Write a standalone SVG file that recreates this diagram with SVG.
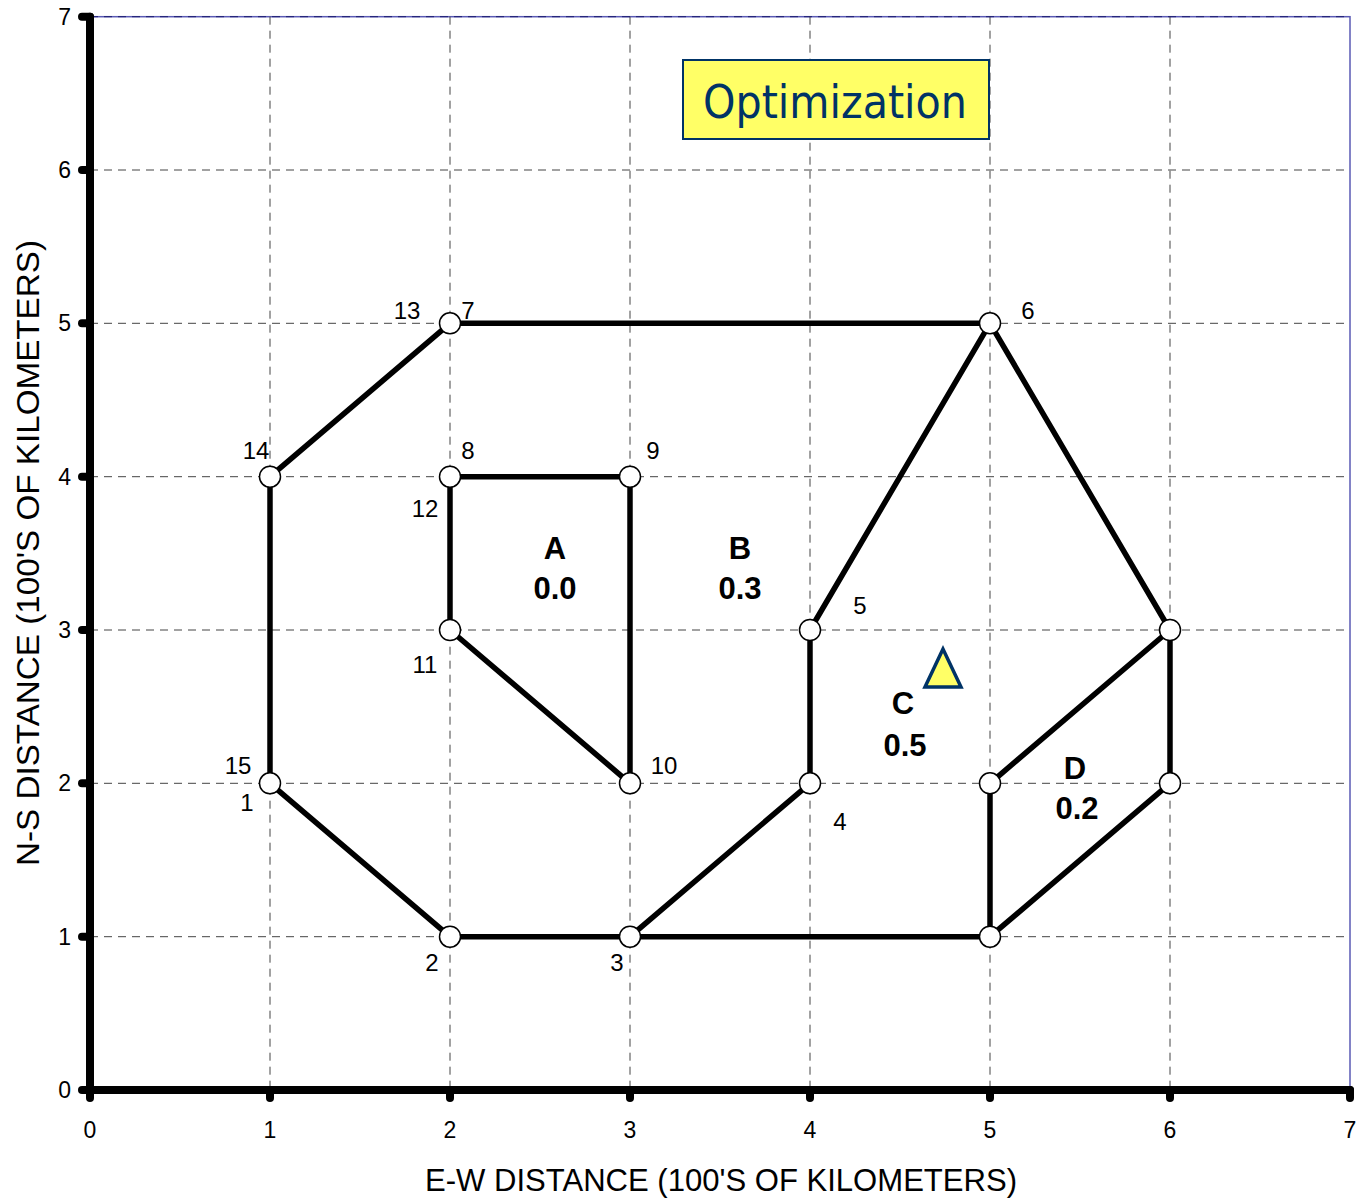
<svg xmlns="http://www.w3.org/2000/svg" width="1360" height="1200" viewBox="0 0 1360 1200">
<style>
.grid{stroke:#444;stroke-width:1;stroke-dasharray:8 6;fill:none}
.edge{stroke:#000;stroke-width:5.5;stroke-linecap:round;fill:none}
.axis{stroke:#000;stroke-width:8;stroke-linecap:round;fill:none}
.tick{stroke:#000;stroke-width:8;stroke-linecap:round}
.node{fill:#fff;stroke:#000;stroke-width:1.5}
.num{font-family:"Liberation Sans",Arial,sans-serif;font-size:23px;fill:#000}
.nl{font-family:"Liberation Sans",Arial,sans-serif;font-size:24px;fill:#000;text-anchor:middle}
.rl{font-family:"Liberation Sans",Arial,sans-serif;font-size:31px;font-weight:bold;fill:#000;text-anchor:middle}
.title{font-family:"Liberation Sans",Arial,sans-serif;font-size:31px;fill:#000;text-anchor:middle}
</style>
<rect width="1360" height="1200" fill="#fff"/>
<g id="plot-frame">
<rect x="90" y="16.7" width="1260" height="1073.3" fill="none" stroke="#5a5ab4" stroke-width="1.5"/>
</g>
<g id="grid">
<line class="grid" x1="270" y1="16.7" x2="270" y2="1090"/>
<line class="grid" x1="450" y1="16.7" x2="450" y2="1090"/>
<line class="grid" x1="630" y1="16.7" x2="630" y2="1090"/>
<line class="grid" x1="810" y1="16.7" x2="810" y2="1090"/>
<line class="grid" x1="990" y1="16.7" x2="990" y2="1090"/>
<line class="grid" x1="1170" y1="16.7" x2="1170" y2="1090"/>
<line class="grid" x1="90" y1="16.7" x2="1350" y2="16.7" style="stroke:#1a1a6e"/>
<line class="grid" x1="90" y1="170" x2="1350" y2="170"/>
<line class="grid" x1="90" y1="323.3" x2="1350" y2="323.3"/>
<line class="grid" x1="90" y1="476.7" x2="1350" y2="476.7"/>
<line class="grid" x1="90" y1="630" x2="1350" y2="630"/>
<line class="grid" x1="90" y1="783.3" x2="1350" y2="783.3"/>
<line class="grid" x1="90" y1="936.7" x2="1350" y2="936.7"/>
</g>
<g id="axes">
<line class="axis" x1="90" y1="16.7" x2="90" y2="1090"/>
<line class="axis" x1="90" y1="1090" x2="1350" y2="1090"/>
<line class="tick" x1="82" y1="16.7" x2="90" y2="16.7"/>
<line class="tick" x1="82" y1="170" x2="90" y2="170"/>
<line class="tick" x1="82" y1="323.3" x2="90" y2="323.3"/>
<line class="tick" x1="82" y1="476.7" x2="90" y2="476.7"/>
<line class="tick" x1="82" y1="630" x2="90" y2="630"/>
<line class="tick" x1="82" y1="783.3" x2="90" y2="783.3"/>
<line class="tick" x1="82" y1="936.7" x2="90" y2="936.7"/>
<line class="tick" x1="82" y1="1090" x2="90" y2="1090"/>
<line class="tick" x1="90" y1="1090" x2="90" y2="1098"/>
<line class="tick" x1="270" y1="1090" x2="270" y2="1098"/>
<line class="tick" x1="450" y1="1090" x2="450" y2="1098"/>
<line class="tick" x1="630" y1="1090" x2="630" y2="1098"/>
<line class="tick" x1="810" y1="1090" x2="810" y2="1098"/>
<line class="tick" x1="990" y1="1090" x2="990" y2="1098"/>
<line class="tick" x1="1170" y1="1090" x2="1170" y2="1098"/>
<line class="tick" x1="1350" y1="1090" x2="1350" y2="1098"/>
<g class="num" text-anchor="end">
<text x="71" y="25">7</text>
<text x="71" y="178">6</text>
<text x="71" y="331">5</text>
<text x="71" y="485">4</text>
<text x="71" y="638">3</text>
<text x="71" y="791">2</text>
<text x="71" y="945">1</text>
<text x="71" y="1098">0</text>
</g>
<g class="num" text-anchor="middle">
<text x="90" y="1138">0</text>
<text x="270" y="1138">1</text>
<text x="450" y="1138">2</text>
<text x="630" y="1138">3</text>
<text x="810" y="1138">4</text>
<text x="990" y="1138">5</text>
<text x="1170" y="1138">6</text>
<text x="1350" y="1138">7</text>
</g>
<text class="title" x="721" y="1191" textLength="592" lengthAdjust="spacingAndGlyphs">E-W DISTANCE (100'S OF KILOMETERS)</text>
<text class="title" x="0" y="0" transform="translate(39,553) rotate(-90)" textLength="626" lengthAdjust="spacingAndGlyphs">N-S DISTANCE (100'S OF KILOMETERS)</text>
</g>
<g id="connectors">
<line class="edge" x1="270" y1="783.3" x2="270" y2="476.7"/>
<line class="edge" x1="270" y1="476.7" x2="450" y2="323.3"/>
<line class="edge" x1="450" y1="323.3" x2="990" y2="323.3"/>
<line class="edge" x1="990" y1="323.3" x2="810" y2="630"/>
<line class="edge" x1="810" y1="630" x2="810" y2="783.3"/>
<line class="edge" x1="810" y1="783.3" x2="630" y2="936.7"/>
<line class="edge" x1="450" y1="936.7" x2="990" y2="936.7"/>
<line class="edge" x1="270" y1="783.3" x2="450" y2="936.7"/>
<line class="edge" x1="990" y1="323.3" x2="1170" y2="630"/>
<line class="edge" x1="1170" y1="630" x2="1170" y2="783.3"/>
<line class="edge" x1="1170" y1="630" x2="990" y2="783.3"/>
<line class="edge" x1="990" y1="783.3" x2="990" y2="936.7"/>
<line class="edge" x1="990" y1="936.7" x2="1170" y2="783.3"/>
<line class="edge" x1="450" y1="476.7" x2="630" y2="476.7"/>
<line class="edge" x1="630" y1="476.7" x2="630" y2="783.3"/>
<line class="edge" x1="630" y1="783.3" x2="450" y2="630"/>
<line class="edge" x1="450" y1="630" x2="450" y2="476.7"/>
</g>
<g id="node-1-15"><circle class="node" cx="270" cy="783.3" r="10.5"/><text class="nl" x="238" y="774">15</text><text class="nl" x="247" y="811">1</text></g>
<g id="node-2"><circle class="node" cx="450" cy="936.7" r="10.5"/><text class="nl" x="432" y="971">2</text></g>
<g id="node-3"><circle class="node" cx="630" cy="936.7" r="10.5"/><text class="nl" x="617" y="971">3</text></g>
<g id="node-4"><circle class="node" cx="810" cy="783.3" r="10.5"/><text class="nl" x="840" y="830">4</text></g>
<g id="node-5"><circle class="node" cx="810" cy="630" r="10.5"/><text class="nl" x="860" y="614">5</text></g>
<g id="node-6"><circle class="node" cx="990" cy="323.3" r="10.5"/><text class="nl" x="1028" y="319">6</text></g>
<g id="node-7-13"><circle class="node" cx="450" cy="323.3" r="10.5"/><text class="nl" x="407" y="319">13</text><text class="nl" x="468" y="319">7</text></g>
<g id="node-8-12"><circle class="node" cx="450" cy="476.7" r="10.5"/><text class="nl" x="468" y="459">8</text><text class="nl" x="425" y="517">12</text></g>
<g id="node-9"><circle class="node" cx="630" cy="476.7" r="10.5"/><text class="nl" x="653" y="459">9</text></g>
<g id="node-10"><circle class="node" cx="630" cy="783.3" r="10.5"/><text class="nl" x="664" y="774">10</text></g>
<g id="node-11"><circle class="node" cx="450" cy="630" r="10.5"/><text class="nl" x="425" y="673">11</text></g>
<g id="node-14"><circle class="node" cx="270" cy="476.7" r="10.5"/><text class="nl" x="256" y="459">14</text></g>
<g id="node-6-3"><circle class="node" cx="1170" cy="630" r="10.5"/></g>
<g id="node-6-2"><circle class="node" cx="1170" cy="783.3" r="10.5"/></g>
<g id="node-5-2"><circle class="node" cx="990" cy="783.3" r="10.5"/></g>
<g id="node-5-1"><circle class="node" cx="990" cy="936.7" r="10.5"/></g>
<g id="region-A"><text class="rl" x="555" y="559">A</text><text class="rl" x="555" y="599">0.0</text></g>
<g id="region-B"><text class="rl" x="740" y="559">B</text><text class="rl" x="740" y="599">0.3</text></g>
<g id="region-C"><text class="rl" x="903" y="714">C</text><text class="rl" x="905" y="756">0.5</text></g>
<g id="region-D"><text class="rl" x="1075" y="779">D</text><text class="rl" x="1077" y="819">0.2</text></g>
<g id="optimum"><polygon points="943,649 925,687 961,687" fill="#ffff66" stroke="#003366" stroke-width="3.5" stroke-linejoin="miter"/></g>
<g id="title-box">
<rect x="683" y="60" width="306" height="79" fill="#ffff66" stroke="#003366" stroke-width="2"/>
<text x="835" y="118" font-family="'DejaVu Sans Condensed','DejaVu Sans',sans-serif" font-size="47" fill="#003366" text-anchor="middle" textLength="264" lengthAdjust="spacingAndGlyphs">Optimization</text>
</g>
</svg>
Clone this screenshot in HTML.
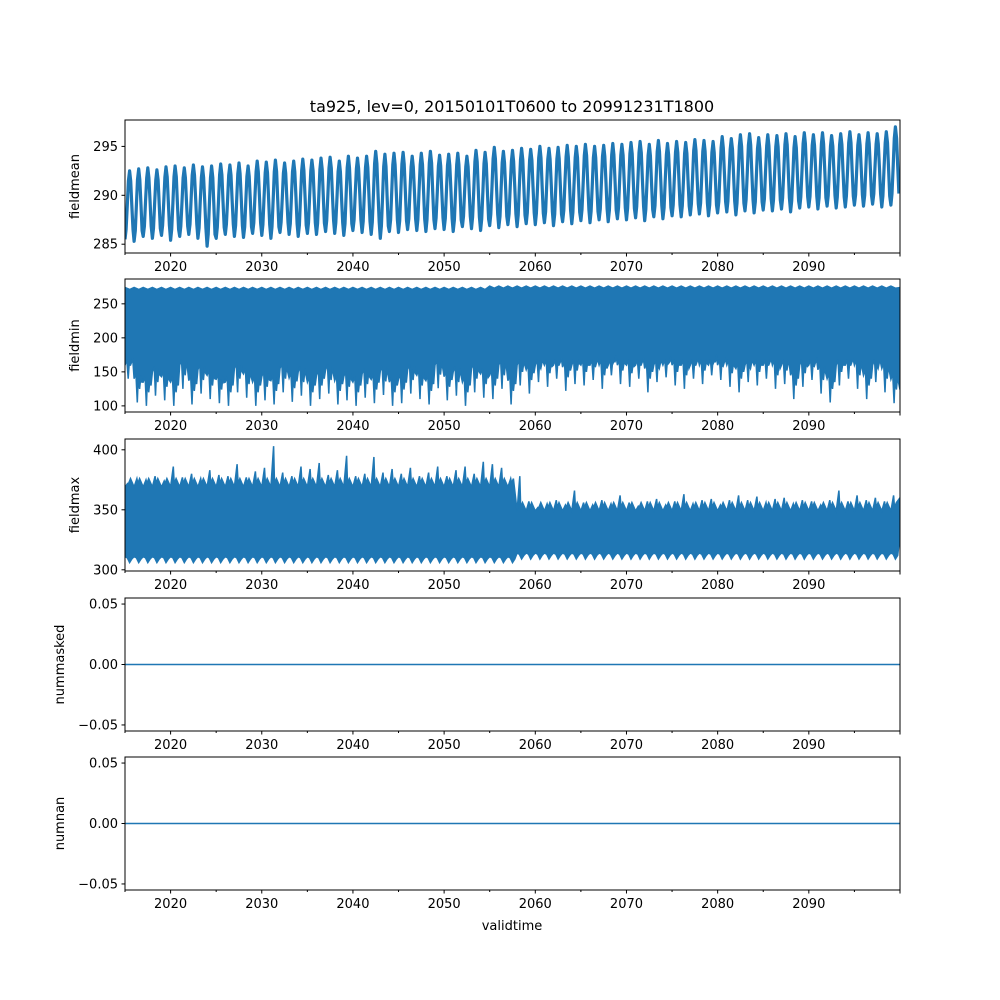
<!DOCTYPE html>
<html><head><meta charset="utf-8"><style>
body{margin:0;background:#fff}
svg{display:block;font-family:"DejaVu Sans","Liberation Sans",sans-serif}
</style></head><body>
<svg id="chart" width="1000" height="1000" viewBox="0 0 1000 1000" xmlns="http://www.w3.org/2000/svg">
<rect width="1000" height="1000" fill="#fff"/>
<text x="512" y="112" font-size="16" text-anchor="middle">ta925, lev=0, 20150101T0600 to 20991231T1800</text>
<text x="512" y="930" font-size="13" text-anchor="middle">validtime</text>
</svg>
<script>
const years = [];
for (let y = 2015; y <= 2099; y++) years.push(y);
const xTicks = [2020,2030,2040,2050,2060,2070,2080,2090];
const fmMax = [292.5,292.7,292.8,292.6,292.9,293.0,292.8,293.1,292.9,293.0,
293.2,293.1,293.3,293.0,293.5,293.4,293.6,293.3,293.5,293.7,
293.6,293.8,293.9,293.5,294.0,293.8,294.0,294.5,294.2,294.3,
294.4,294.0,294.3,294.5,294.1,294.2,294.3,294.0,294.6,294.4,
294.9,294.5,294.6,294.8,294.7,295.0,294.8,294.9,295.1,295.0,
295.2,295.0,295.1,295.3,295.2,295.4,295.5,295.2,295.6,295.3,
295.5,295.4,295.7,295.6,295.5,296.0,295.8,296.2,296.3,295.9,
296.2,296.1,296.3,296.0,296.4,296.2,296.4,296.1,296.3,296.5,
296.2,296.4,296.3,296.5,297.0];
const fmMin = [285.5,285.3,285.8,285.6,285.9,285.4,285.8,286.0,285.6,284.8,
285.6,286.0,285.8,285.7,286.1,285.9,285.6,286.2,286.0,285.8,
286.1,286.0,286.3,286.1,285.9,286.4,286.2,286.0,285.6,286.3,
286.2,286.5,286.4,286.3,286.6,286.5,286.3,286.8,286.6,286.4,
286.9,286.7,287.0,286.8,287.1,287.0,287.2,286.9,287.3,287.1,
287.4,287.2,287.5,287.3,287.6,287.5,287.7,287.4,287.8,287.6,
287.9,287.8,288.0,288.1,287.9,288.2,288.3,288.0,288.4,288.2,
288.5,288.4,288.6,288.3,288.7,288.8,288.6,288.9,288.7,288.8,
289.0,288.9,289.1,288.8,289.0];
const fminLow = [140,105,100,115,108,100,125,102,118,110,
104,100,120,112,100,108,102,120,106,115,
100,110,118,102,108,100,112,104,116,100,
104,118,110,102,126,108,115,100,120,112,
110,125,102,130,118,135,128,140,122,132,
130,138,125,145,132,128,140,120,135,142,
130,125,140,132,145,138,128,120,135,130,
140,125,132,110,128,138,118,105,130,140,
125,110,135,120,104];
const fminTop = [];
for (let i = 0; i < 85; i++) fminTop.push(i < 40 ? 274 : 276);
const fmaxHigh = [372,376,375,378,374,386,377,380,376,383,
379,378,388,377,382,385,403,381,378,386,
384,389,379,383,395,378,380,394,381,384,
380,385,378,381,386,378,383,386,380,390,
388,385,376,378,357,352,355,358,354,366,
356,354,358,355,362,356,353,357,359,354,
357,363,355,358,359,354,358,362,358,361,
356,359,360,355,358,357,354,358,366,357,
362,358,360,357,362];
const fmaxLow = [];
for (let i = 0; i < 85; i++) fmaxLow.push(i < 43 ? 306 : 309);
const zeroSeries = [0, 0];

const svg = document.getElementById('chart');
const NS = 'http://www.w3.org/2000/svg';
const X0 = 125, X1 = 900;
const xScale = t => X0 + (t - 2015) / 85 * (X1 - X0);
const fmtZ = v => (v < 0 ? '\u2212' : '') + Math.abs(v).toFixed(2);
const panels = [
 {name:'fieldmean', top:120, bot:253, lo:284.1, hi:297.7, ticks:[285,290,295], fmt:v=>String(v)},
 {name:'fieldmin', top:279, bot:412, lo:91, hi:286.5, ticks:[100,150,200,250], fmt:v=>String(v)},
 {name:'fieldmax', top:439, bot:571, lo:299, hi:409, ticks:[300,350,400], fmt:v=>String(v)},
 {name:'nummasked', top:598, bot:731, lo:-0.055, hi:0.055, ticks:[-0.05,0,0.05], fmt:fmtZ},
 {name:'numnan', top:757, bot:890, lo:-0.055, hi:0.055, ticks:[-0.05,0,0.05], fmt:fmtZ}
];
function mk(tag, attrs, parent){const e=document.createElementNS(NS,tag);for(const k in attrs)e.setAttribute(k,attrs[k]);(parent||svg).appendChild(e);return e;}
const C = '#1f77b4';
panels.forEach((p, pi) => {
  const g = mk('g', {});
  
  
  const ys = v => p.bot - (v - p.lo) / (p.hi - p.lo) * (p.bot - p.top);
  const cp = mk('clipPath', {id:'cp'+pi}, g);
  mk('rect', {x:X0, y:p.top, width:X1-X0, height:p.bot-p.top}, cp);
  const dg = mk('g', {'clip-path':'url(#cp'+pi+')'}, g);
  if (pi === 0) {
    let d = '';
    years.forEach((yr, i) => {
      for (let k = 0; k < 8; k++) {
        const f = k / 8;
        const s = (1 - Math.cos(2 * Math.PI * f)) / 2;
        const v = fmMin[i] + (fmMax[i] - fmMin[i]) * s;
        d += (d ? 'L' : 'M') + xScale(yr + f).toFixed(1) + ',' + ys(v).toFixed(1);
      }
    });
    const path = mk('path', {d, fill:'none', stroke:C, 'stroke-width':3.2, 'stroke-linejoin':'round'}, dg);
    
    
  } else if (pi === 1 || pi === 2) {
    const hiA = pi === 1 ? fminTop : fmaxHigh;
    const loA = pi === 1 ? fminLow : fmaxLow;
    let top = '', bot = [];
    years.forEach((yr, i) => {
      const h = hiA[i];
      if (pi === 1) {
        top += (top ? 'L' : 'M') + xScale(yr).toFixed(1) + ',' + ys(h).toFixed(1) + 'L' + xScale(yr + 0.5).toFixed(1) + ',' + ys(h - 3).toFixed(1);
        const base = Math.min(160, loA[i] + 35);
        bot.push([yr, base], [yr + 0.2, base + 8], [yr + 0.35, loA[i]], [yr + 0.45, base], [yr + 0.6, loA[i] + 20], [yr + 0.75, base + 5], [yr + 0.85, loA[i] + 30]);
      } else {
        const body = i < 43 ? 372 : 352;
        top += (top ? 'L' : 'M') + xScale(yr).toFixed(1) + ',' + ys(body - 3).toFixed(1) + 'L' + xScale(yr + 0.3).toFixed(1) + ',' + ys(h).toFixed(1) + 'L' + xScale(yr + 0.4).toFixed(1) + ',' + ys(body).toFixed(1) + 'L' + xScale(yr + 0.6).toFixed(1) + ',' + ys(body + 4).toFixed(1);
        bot.push([yr, loA[i] + 5], [yr + 0.25, loA[i] + 4], [yr + 0.5, loA[i]], [yr + 0.75, loA[i] + 3]);
      }
    });
    top += 'L' + xScale(2100) + ',' + ys(hiA[84] - 2);
    let d = top;
    d += 'L' + xScale(2100) + ',' + ys(loA[84] + 20);
    bot.reverse().forEach(b => { d += 'L' + xScale(b[0]).toFixed(1) + ',' + ys(b[1]).toFixed(1); });
    d += 'Z';
    const path = mk('path', {d, fill:C, stroke:C, 'stroke-width':1.5}, dg);
    
    
  } else {
    const l = mk('line', {x1:xScale(2015), x2:xScale(2100), y1:ys(zeroSeries[0]), y2:ys(zeroSeries[1]), stroke:C, 'stroke-width':1.5}, dg);
    
    
  }
  const fr = mk('rect', {x:X0, y:p.top, width:X1-X0, height:p.bot-p.top, fill:'none', stroke:'#000', 'stroke-width':1}, g);
  
  
  p.ticks.forEach(t => {
    const y = ys(t);
    mk('line', {x1:X0-3.5, x2:X0, y1:y, y2:y, stroke:'#000'}, g);
    const tx = mk('text', {x:X0-7, y:y+4.5, 'font-size':13, 'text-anchor':'end'}, g);
    tx.textContent = p.fmt(t);
    
    
  });
  for (let yr = 2015; yr <= 2100; yr += 5) {
    const major = yr % 10 === 0;
    mk('line', {x1:xScale(yr), x2:xScale(yr), y1:p.bot, y2:p.bot + (major ? 3.5 : 2), stroke:'#000'}, g);
  }
  xTicks.forEach(t => {
    const tx = mk('text', {x:xScale(t), y:p.bot + 18, 'font-size':13, 'text-anchor':'middle'}, g);
    tx.textContent = t;
    
    
  });
  const yc = (p.top + p.bot) / 2;
  const lx = pi >= 3 ? 64 : 79;
  const yl = mk('text', {x:lx, y:yc, 'font-size':13, 'text-anchor':'middle', transform:'rotate(-90 '+lx+' '+yc+')'}, g);
  yl.textContent = p.name;
  
  
});
</script>
</body></html>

────────────────────

→ **Instructions for the task**:
Look for "this" and pull out every line that has it.

→ **The reply**:
Write a standalone SVG file that recreates this diagram with SVG.
Clone this screenshot in HTML.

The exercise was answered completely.